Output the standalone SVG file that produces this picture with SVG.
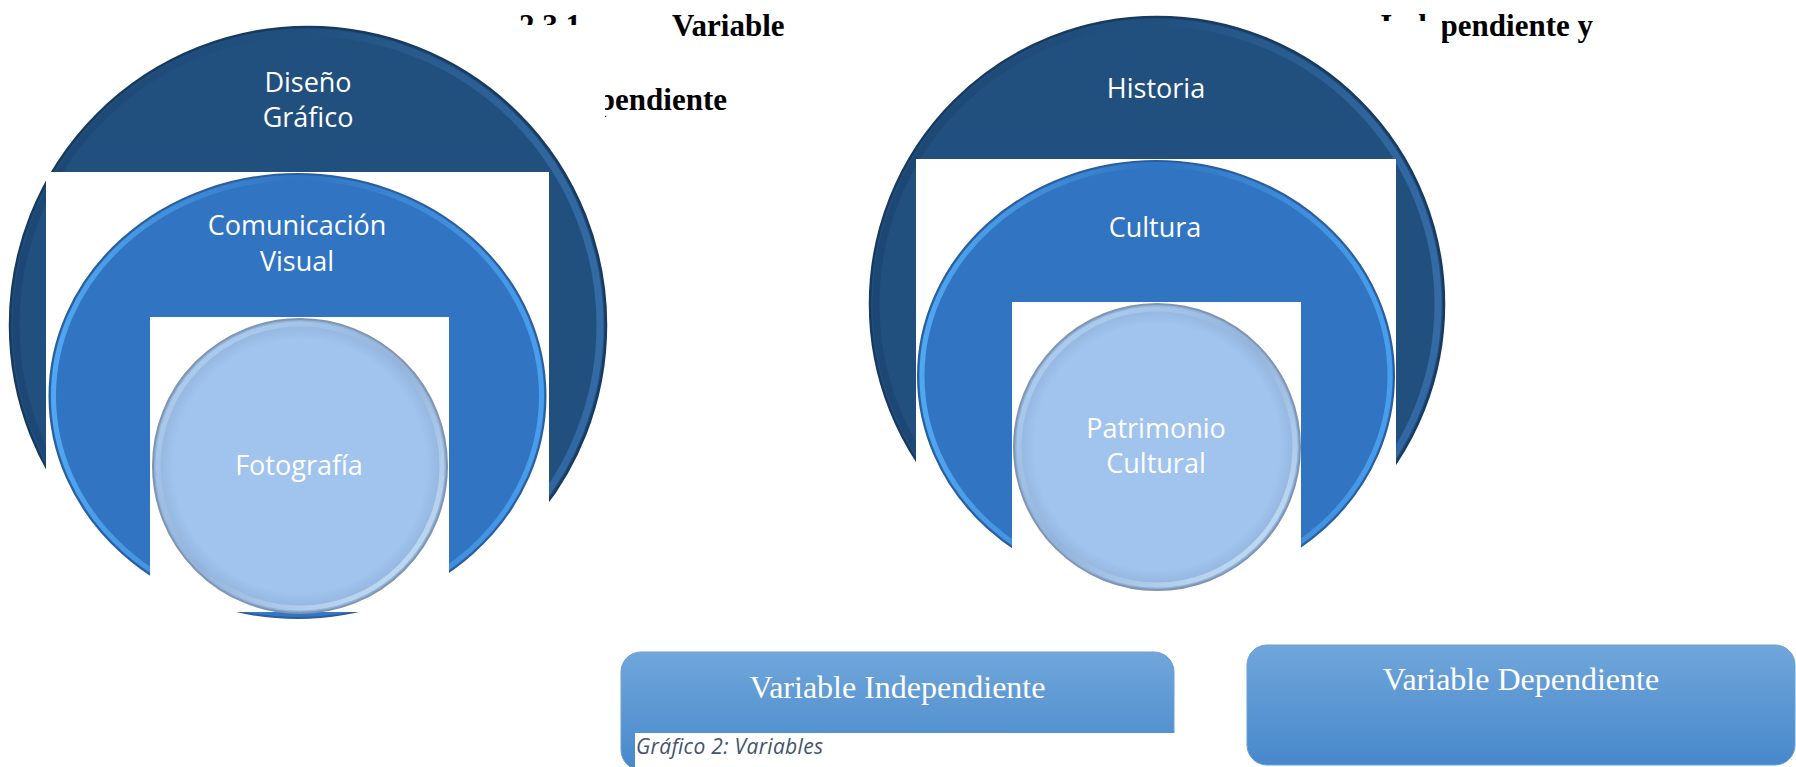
<svg xmlns="http://www.w3.org/2000/svg" width="1796" height="767" viewBox="0 0 1796 767">
<defs>
<style>
.hdr{font-family:"Liberation Serif","Times New Roman",serif;font-weight:bold;font-size:31px;fill:#000}
.lbl{font-family:"Open Sans","Noto Sans",sans-serif;font-size:27px;fill:#fff;text-anchor:middle}
.btn{font-family:"Liberation Serif","Times New Roman",serif;font-size:32px;fill:#fff;text-anchor:middle}
.cap{font-family:"Open Sans","Noto Sans",sans-serif;font-style:italic;font-size:21px;fill:#44546A}
.wh{fill:#fff}
.outer{fill:#21507F;stroke:#173B60;stroke-width:2.5}
.outerRim{fill:none;stroke:url(#rimO);stroke-width:7;opacity:.75}
.mid{fill:#3074C2;stroke:#2A5E9C;stroke-width:2}
.midRim{fill:none;stroke:url(#rimM);stroke-width:5;opacity:.85}
.inner{fill:url(#inG);stroke:#8095B0;stroke-width:2}
.innerRim{fill:none;stroke:url(#rimI);stroke-width:5;opacity:.85}
.box{fill:url(#boxG);stroke:#6C9FD3;stroke-width:1}
</style>
<linearGradient id="rimO" x1="0" y1="0" x2="1" y2="0">
<stop offset="0" stop-color="#1B4470"/><stop offset="0.5" stop-color="#21507F"/><stop offset="1" stop-color="#3A74B2"/>
</linearGradient>
<linearGradient id="rimM" x1="0" y1="0" x2="1" y2="0">
<stop offset="0" stop-color="#56B0FA"/><stop offset="0.5" stop-color="#3074C2"/><stop offset="1" stop-color="#4DA6F6"/>
</linearGradient>
<linearGradient id="rimI" x1="0" y1="0" x2="1" y2="1">
<stop offset="0" stop-color="#B9D9FA"/><stop offset="0.5" stop-color="#93B3DA"/><stop offset="1" stop-color="#D6EEFF"/>
</linearGradient>
<radialGradient id="inG" cx="0.5" cy="0.5" r="0.5">
<stop offset="0.86" stop-color="#A0C4EE"/><stop offset="1" stop-color="#90B1DA"/>
</radialGradient>
<linearGradient id="boxG" x1="0" y1="0" x2="0" y2="1">
<stop offset="0" stop-color="#70A6DB"/><stop offset="1" stop-color="#4788CB"/>
</linearGradient>
</defs>

<g id="heading">
<text class="hdr" x="519" y="36">2.3.1</text>
<text class="hdr" x="672" y="36">Variable</text>
<text class="hdr" x="1593" y="36" text-anchor="end">Independiente y</text>
<text class="hdr" x="727" y="110" text-anchor="end">Dependiente</text>
</g>

<g id="frames">
<rect class="wh" x="0" y="25" width="605" height="615"/>
<rect class="wh" x="860" y="21" width="582" height="584"/>
</g>

<g id="node-diseno-grafico">
<circle class="outer" cx="308" cy="325" r="298"/>
<circle class="outerRim" cx="308" cy="325" r="292"/>
<text class="lbl" x="308" y="92">Diseño</text>
<text class="lbl" x="308" y="127">Gráfico</text>
</g>
<rect class="wh" x="46" y="172" width="503" height="460"/>
<g id="node-comunicacion-visual">
<ellipse class="mid" cx="297.5" cy="396" rx="248" ry="222"/>
<ellipse class="midRim" cx="297.5" cy="396" rx="244" ry="218"/>
<text class="lbl" x="297" y="235">Comunicación</text>
<text class="lbl" x="297" y="271">Visual</text>
</g>
<rect class="wh" x="150" y="317" width="299" height="295"/>
<g id="node-fotografia">
<circle class="inner" cx="300" cy="466" r="147"/>
<circle class="innerRim" cx="300" cy="466" r="142"/>
<text class="lbl" x="299" y="475">Fotografía</text>
</g>

<g id="node-historia">
<circle class="outer" cx="1157" cy="304" r="287"/>
<circle class="outerRim" cx="1157" cy="304" r="281"/>
<text class="lbl" x="1156" y="98">Historia</text>
</g>
<rect class="wh" x="916" y="159" width="480" height="450"/>
<g id="node-cultura">
<ellipse class="mid" cx="1156" cy="376" rx="238" ry="215"/>
<ellipse class="midRim" cx="1156" cy="376" rx="234" ry="211"/>
<text class="lbl" x="1155" y="237">Cultura</text>
</g>
<rect class="wh" x="1012" y="302" width="289" height="300"/>
<g id="node-patrimonio-cultural">
<circle class="inner" cx="1157" cy="447" r="143"/>
<circle class="innerRim" cx="1157" cy="447" r="138"/>
<text class="lbl" x="1156" y="438">Patrimonio</text>
<text class="lbl" x="1156" y="473">Cultural</text>
</g>

<g id="node-variable-independiente">
<rect class="box" x="621" y="652" width="553" height="118" rx="20"/>
<text class="btn" x="897.5" y="698">Variable Independiente</text>
</g>
<g id="caption">
<rect class="wh" x="635" y="733" width="545" height="34"/>
<text class="cap" x="636" y="754" textLength="187" lengthAdjust="spacing">Gráfico 2: Variables</text>
</g>
<g id="node-variable-dependiente">
<rect class="box" x="1247" y="645" width="548" height="120" rx="20"/>
<text class="btn" x="1521" y="690">Variable Dependiente</text>
</g>
<g id="connectors"/>
</svg>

****

▶ Your task: Without the pictures, copy the material exactly as given.

▶ Answer:
Output the standalone SVG file that produces this picture with SVG.
<svg xmlns="http://www.w3.org/2000/svg" width="1796" height="767" viewBox="0 0 1796 767">
<defs>
<style>
.hdr{font-family:"Liberation Serif","Times New Roman",serif;font-weight:bold;font-size:31px;fill:#000}
.lbl{font-family:"Open Sans","Noto Sans",sans-serif;font-size:27px;fill:#fff;text-anchor:middle}
.btn{font-family:"Liberation Serif","Times New Roman",serif;font-size:32px;fill:#fff;text-anchor:middle}
.cap{font-family:"Open Sans","Noto Sans",sans-serif;font-style:italic;font-size:21px;fill:#44546A}
.wh{fill:#fff}
.outer{fill:#21507F;stroke:#173B60;stroke-width:2.5}
.outerRim{fill:none;stroke:url(#rimO);stroke-width:7;opacity:.75}
.mid{fill:#3074C2;stroke:#2A5E9C;stroke-width:2}
.midRim{fill:none;stroke:url(#rimM);stroke-width:5;opacity:.85}
.inner{fill:url(#inG);stroke:#8095B0;stroke-width:2}
.innerRim{fill:none;stroke:url(#rimI);stroke-width:5;opacity:.85}
.box{fill:url(#boxG);stroke:#6C9FD3;stroke-width:1}
</style>
<linearGradient id="rimO" x1="0" y1="0" x2="1" y2="0">
<stop offset="0" stop-color="#1B4470"/><stop offset="0.5" stop-color="#21507F"/><stop offset="1" stop-color="#3A74B2"/>
</linearGradient>
<linearGradient id="rimM" x1="0" y1="0" x2="1" y2="0">
<stop offset="0" stop-color="#56B0FA"/><stop offset="0.5" stop-color="#3074C2"/><stop offset="1" stop-color="#4DA6F6"/>
</linearGradient>
<linearGradient id="rimI" x1="0" y1="0" x2="1" y2="1">
<stop offset="0" stop-color="#B9D9FA"/><stop offset="0.5" stop-color="#93B3DA"/><stop offset="1" stop-color="#D6EEFF"/>
</linearGradient>
<radialGradient id="inG" cx="0.5" cy="0.5" r="0.5">
<stop offset="0.86" stop-color="#A0C4EE"/><stop offset="1" stop-color="#90B1DA"/>
</radialGradient>
<linearGradient id="boxG" x1="0" y1="0" x2="0" y2="1">
<stop offset="0" stop-color="#70A6DB"/><stop offset="1" stop-color="#4788CB"/>
</linearGradient>
</defs>

<g id="heading">
<text class="hdr" x="519" y="36">2.3.1</text>
<text class="hdr" x="672" y="36">Variable</text>
<text class="hdr" x="1593" y="36" text-anchor="end">Independiente y</text>
<text class="hdr" x="727" y="110" text-anchor="end">Dependiente</text>
</g>

<g id="frames">
<rect class="wh" x="0" y="25" width="605" height="615"/>
<rect class="wh" x="860" y="21" width="582" height="584"/>
</g>

<g id="node-diseno-grafico">
<circle class="outer" cx="308" cy="325" r="298"/>
<circle class="outerRim" cx="308" cy="325" r="292"/>
<text class="lbl" x="308" y="92">Diseño</text>
<text class="lbl" x="308" y="127">Gráfico</text>
</g>
<rect class="wh" x="46" y="172" width="503" height="460"/>
<g id="node-comunicacion-visual">
<ellipse class="mid" cx="297.5" cy="396" rx="248" ry="222"/>
<ellipse class="midRim" cx="297.5" cy="396" rx="244" ry="218"/>
<text class="lbl" x="297" y="235">Comunicación</text>
<text class="lbl" x="297" y="271">Visual</text>
</g>
<rect class="wh" x="150" y="317" width="299" height="295"/>
<g id="node-fotografia">
<circle class="inner" cx="300" cy="466" r="147"/>
<circle class="innerRim" cx="300" cy="466" r="142"/>
<text class="lbl" x="299" y="475">Fotografía</text>
</g>

<g id="node-historia">
<circle class="outer" cx="1157" cy="304" r="287"/>
<circle class="outerRim" cx="1157" cy="304" r="281"/>
<text class="lbl" x="1156" y="98">Historia</text>
</g>
<rect class="wh" x="916" y="159" width="480" height="450"/>
<g id="node-cultura">
<ellipse class="mid" cx="1156" cy="376" rx="238" ry="215"/>
<ellipse class="midRim" cx="1156" cy="376" rx="234" ry="211"/>
<text class="lbl" x="1155" y="237">Cultura</text>
</g>
<rect class="wh" x="1012" y="302" width="289" height="300"/>
<g id="node-patrimonio-cultural">
<circle class="inner" cx="1157" cy="447" r="143"/>
<circle class="innerRim" cx="1157" cy="447" r="138"/>
<text class="lbl" x="1156" y="438">Patrimonio</text>
<text class="lbl" x="1156" y="473">Cultural</text>
</g>

<g id="node-variable-independiente">
<rect class="box" x="621" y="652" width="553" height="118" rx="20"/>
<text class="btn" x="897.5" y="698">Variable Independiente</text>
</g>
<g id="caption">
<rect class="wh" x="635" y="733" width="545" height="34"/>
<text class="cap" x="636" y="754" textLength="187" lengthAdjust="spacing">Gráfico 2: Variables</text>
</g>
<g id="node-variable-dependiente">
<rect class="box" x="1247" y="645" width="548" height="120" rx="20"/>
<text class="btn" x="1521" y="690">Variable Dependiente</text>
</g>
<g id="connectors"/>
</svg>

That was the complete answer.